As a general rule, you can adjust your pars down for fillies and mares (7 pts), Ontario-bred (9 pts), and on a sliding scale for younger three-year-olds and two-year-olds (the younger the runners, the slower the figures).
These come courtesy of STATS Race Lens power user – and my friend – Matt Vagvolgyi. Thank you, Matt!
It’s rare that you can find angles to produce a flat bet profit from a trainer that sends out that as many winners as Norm McKnight. And yet, in a large sample, when McKnight halters a runner who is projected to make the front in an all-weather sprint, that’s exactly what you get: a return of $1.05 on every dollar wagered.
There is a similar angle on the jockey side: Rafael Hernandez has an amazing mark when he’s riding the projected speed in an all-weather sprint. Heading into this year, these runners won at 33 percent and created a 19 percent return.
We noted above that Nicholas Nosowenko had strong numbers when it came to all-weather routes, but it’s worth calling out his particular success at one-mile-and-one-sixteenth: 30 percent winners and a 119 percent return per dollar.
This next one concerns an under-the-radar barn in synth routes. In the previous five years, with limited starters (18), Santino Di Paola won 17% of them and produced a near 200% ROI. The barn is off to a slow start in 2020 – 0 for 11 to start the meet – but has so far only had two starters going long on synth. I’m keeping an eye on this one.
Gail Cox was not called out above in our trainer stats section but her performance in Turf routes is very strong. Over the last five years, she’s won at 20% (10 for 50) and produced a 97% ROI.

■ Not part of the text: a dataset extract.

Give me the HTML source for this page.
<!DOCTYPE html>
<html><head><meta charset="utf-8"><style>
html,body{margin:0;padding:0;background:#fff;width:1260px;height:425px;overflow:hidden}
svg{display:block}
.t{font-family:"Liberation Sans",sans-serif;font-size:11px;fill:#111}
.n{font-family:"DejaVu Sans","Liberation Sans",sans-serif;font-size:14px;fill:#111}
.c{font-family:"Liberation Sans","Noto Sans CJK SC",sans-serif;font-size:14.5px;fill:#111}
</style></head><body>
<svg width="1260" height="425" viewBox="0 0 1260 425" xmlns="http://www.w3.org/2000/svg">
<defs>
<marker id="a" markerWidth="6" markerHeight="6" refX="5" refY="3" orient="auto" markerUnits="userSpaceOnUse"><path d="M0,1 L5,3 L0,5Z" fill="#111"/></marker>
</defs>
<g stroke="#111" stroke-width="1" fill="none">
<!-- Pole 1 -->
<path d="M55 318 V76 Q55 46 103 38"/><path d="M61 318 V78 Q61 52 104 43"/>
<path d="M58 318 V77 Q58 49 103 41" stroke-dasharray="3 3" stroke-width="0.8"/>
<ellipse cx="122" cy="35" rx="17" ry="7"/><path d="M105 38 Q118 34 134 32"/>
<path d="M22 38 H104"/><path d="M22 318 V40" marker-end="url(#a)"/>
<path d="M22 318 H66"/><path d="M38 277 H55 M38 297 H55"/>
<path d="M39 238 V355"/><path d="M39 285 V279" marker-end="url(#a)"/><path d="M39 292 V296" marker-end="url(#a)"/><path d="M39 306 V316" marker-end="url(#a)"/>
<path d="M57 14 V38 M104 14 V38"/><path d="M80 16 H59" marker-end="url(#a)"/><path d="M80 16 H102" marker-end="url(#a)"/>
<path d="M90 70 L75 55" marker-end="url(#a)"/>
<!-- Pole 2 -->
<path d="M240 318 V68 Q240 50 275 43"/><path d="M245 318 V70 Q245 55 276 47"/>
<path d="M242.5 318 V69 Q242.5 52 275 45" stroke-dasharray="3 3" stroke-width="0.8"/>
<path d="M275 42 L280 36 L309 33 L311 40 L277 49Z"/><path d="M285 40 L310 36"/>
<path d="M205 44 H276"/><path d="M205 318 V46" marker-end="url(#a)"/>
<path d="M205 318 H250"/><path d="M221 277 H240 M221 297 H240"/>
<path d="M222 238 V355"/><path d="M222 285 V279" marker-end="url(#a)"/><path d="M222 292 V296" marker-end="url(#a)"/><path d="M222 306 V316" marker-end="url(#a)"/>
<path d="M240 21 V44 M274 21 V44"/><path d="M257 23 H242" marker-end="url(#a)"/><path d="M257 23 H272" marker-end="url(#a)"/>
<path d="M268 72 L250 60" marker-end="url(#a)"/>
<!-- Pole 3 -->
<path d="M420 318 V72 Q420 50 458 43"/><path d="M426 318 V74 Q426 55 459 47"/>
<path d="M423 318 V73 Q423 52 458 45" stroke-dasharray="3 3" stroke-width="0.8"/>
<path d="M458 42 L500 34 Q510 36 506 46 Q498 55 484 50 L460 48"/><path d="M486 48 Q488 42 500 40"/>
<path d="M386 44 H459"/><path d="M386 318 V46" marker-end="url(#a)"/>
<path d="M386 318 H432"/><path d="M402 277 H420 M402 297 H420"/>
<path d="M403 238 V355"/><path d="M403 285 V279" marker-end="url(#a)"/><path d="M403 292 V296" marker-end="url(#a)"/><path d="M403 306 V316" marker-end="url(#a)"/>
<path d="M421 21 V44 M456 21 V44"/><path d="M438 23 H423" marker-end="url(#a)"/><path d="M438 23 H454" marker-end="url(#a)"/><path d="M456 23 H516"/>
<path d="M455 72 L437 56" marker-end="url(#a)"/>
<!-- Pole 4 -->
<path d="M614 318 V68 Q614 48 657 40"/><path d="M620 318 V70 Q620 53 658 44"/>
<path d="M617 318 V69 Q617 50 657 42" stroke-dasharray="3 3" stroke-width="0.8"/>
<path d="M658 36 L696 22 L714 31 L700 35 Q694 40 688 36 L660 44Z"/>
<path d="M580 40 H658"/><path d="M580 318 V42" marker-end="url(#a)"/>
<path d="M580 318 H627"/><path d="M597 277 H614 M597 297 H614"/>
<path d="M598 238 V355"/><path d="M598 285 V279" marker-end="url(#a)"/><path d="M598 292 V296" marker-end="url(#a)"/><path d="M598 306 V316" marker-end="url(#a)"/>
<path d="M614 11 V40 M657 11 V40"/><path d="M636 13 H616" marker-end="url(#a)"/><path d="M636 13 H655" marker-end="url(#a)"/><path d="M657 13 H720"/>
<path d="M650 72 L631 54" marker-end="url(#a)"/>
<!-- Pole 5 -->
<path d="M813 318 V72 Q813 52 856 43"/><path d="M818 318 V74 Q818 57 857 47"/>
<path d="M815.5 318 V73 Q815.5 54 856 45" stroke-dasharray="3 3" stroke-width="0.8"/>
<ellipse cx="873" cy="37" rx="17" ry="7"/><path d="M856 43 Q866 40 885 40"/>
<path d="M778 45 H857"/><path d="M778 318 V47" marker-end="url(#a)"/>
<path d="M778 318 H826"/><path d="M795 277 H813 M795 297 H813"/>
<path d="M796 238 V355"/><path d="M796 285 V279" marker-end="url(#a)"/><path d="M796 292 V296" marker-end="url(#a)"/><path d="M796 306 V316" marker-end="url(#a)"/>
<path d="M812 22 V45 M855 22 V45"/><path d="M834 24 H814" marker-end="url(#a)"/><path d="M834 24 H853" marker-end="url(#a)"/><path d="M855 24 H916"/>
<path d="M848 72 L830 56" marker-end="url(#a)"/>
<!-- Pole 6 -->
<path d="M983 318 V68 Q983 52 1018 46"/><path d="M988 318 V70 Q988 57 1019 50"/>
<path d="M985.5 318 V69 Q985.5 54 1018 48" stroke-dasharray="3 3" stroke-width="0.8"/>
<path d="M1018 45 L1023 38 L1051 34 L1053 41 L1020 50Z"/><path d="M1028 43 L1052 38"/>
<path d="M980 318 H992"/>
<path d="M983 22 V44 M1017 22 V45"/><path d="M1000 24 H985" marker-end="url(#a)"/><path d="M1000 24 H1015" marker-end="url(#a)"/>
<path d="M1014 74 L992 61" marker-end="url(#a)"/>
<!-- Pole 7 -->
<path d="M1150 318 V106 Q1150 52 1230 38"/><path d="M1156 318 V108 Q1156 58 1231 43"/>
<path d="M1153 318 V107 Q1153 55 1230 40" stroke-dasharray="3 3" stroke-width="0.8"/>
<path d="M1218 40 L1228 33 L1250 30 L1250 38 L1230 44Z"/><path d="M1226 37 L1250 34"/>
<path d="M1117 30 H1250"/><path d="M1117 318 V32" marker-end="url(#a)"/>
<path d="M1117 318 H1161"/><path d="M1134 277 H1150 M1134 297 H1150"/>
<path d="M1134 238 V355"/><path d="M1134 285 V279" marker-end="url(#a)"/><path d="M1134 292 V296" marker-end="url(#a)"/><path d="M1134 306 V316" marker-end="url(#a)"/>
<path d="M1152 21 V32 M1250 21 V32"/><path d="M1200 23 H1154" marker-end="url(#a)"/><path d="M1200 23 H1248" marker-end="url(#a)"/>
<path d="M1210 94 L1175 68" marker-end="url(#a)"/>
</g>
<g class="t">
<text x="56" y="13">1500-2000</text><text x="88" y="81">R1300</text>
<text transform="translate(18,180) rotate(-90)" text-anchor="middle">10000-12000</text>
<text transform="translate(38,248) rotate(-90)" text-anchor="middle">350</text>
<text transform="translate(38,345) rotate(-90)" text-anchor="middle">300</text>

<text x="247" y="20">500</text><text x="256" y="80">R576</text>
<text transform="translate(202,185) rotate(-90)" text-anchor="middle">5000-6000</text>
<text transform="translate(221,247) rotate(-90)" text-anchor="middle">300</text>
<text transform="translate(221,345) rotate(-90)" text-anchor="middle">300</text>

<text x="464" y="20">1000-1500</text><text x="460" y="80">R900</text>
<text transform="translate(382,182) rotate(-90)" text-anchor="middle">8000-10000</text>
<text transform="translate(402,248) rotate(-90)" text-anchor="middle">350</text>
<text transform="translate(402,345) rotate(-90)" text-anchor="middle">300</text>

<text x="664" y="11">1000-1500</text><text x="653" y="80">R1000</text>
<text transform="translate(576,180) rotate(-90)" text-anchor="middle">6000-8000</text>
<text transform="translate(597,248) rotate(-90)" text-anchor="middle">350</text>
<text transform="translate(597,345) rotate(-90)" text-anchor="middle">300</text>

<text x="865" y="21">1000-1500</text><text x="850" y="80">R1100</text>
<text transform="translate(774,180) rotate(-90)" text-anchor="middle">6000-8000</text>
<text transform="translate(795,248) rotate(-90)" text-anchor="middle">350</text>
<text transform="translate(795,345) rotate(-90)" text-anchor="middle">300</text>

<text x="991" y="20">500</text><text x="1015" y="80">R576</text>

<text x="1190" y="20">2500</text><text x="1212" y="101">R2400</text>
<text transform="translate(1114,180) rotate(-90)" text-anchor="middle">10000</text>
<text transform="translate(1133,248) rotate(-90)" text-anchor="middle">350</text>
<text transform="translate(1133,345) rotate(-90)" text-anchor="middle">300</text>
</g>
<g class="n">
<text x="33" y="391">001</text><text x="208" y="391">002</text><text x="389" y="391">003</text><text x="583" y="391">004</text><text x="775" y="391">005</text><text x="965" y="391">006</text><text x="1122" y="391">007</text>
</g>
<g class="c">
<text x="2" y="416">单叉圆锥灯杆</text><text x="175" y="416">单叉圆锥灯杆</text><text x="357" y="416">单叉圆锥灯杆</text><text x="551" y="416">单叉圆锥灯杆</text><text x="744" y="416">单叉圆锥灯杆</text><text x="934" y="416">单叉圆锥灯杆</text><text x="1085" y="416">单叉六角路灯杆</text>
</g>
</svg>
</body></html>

The Woodbine website has a lot of great information, especially the Clocker Reports by Ernie Perri. There are also links to various analysts coverage of Woodbine. In addition to Ron Gierkink, who as noted above does a good job writing about Woodbine for Daily Racing Form, Doug McPherson is worth following. He writes about Woodbine for the Toronto Sun. Drew Coatney writes about Woodbine over at inthemoneypodcast.com and we usually discuss the Saturday Woodbine races (and provide other Woodbine content) on the In the Money Players’ Podcasts.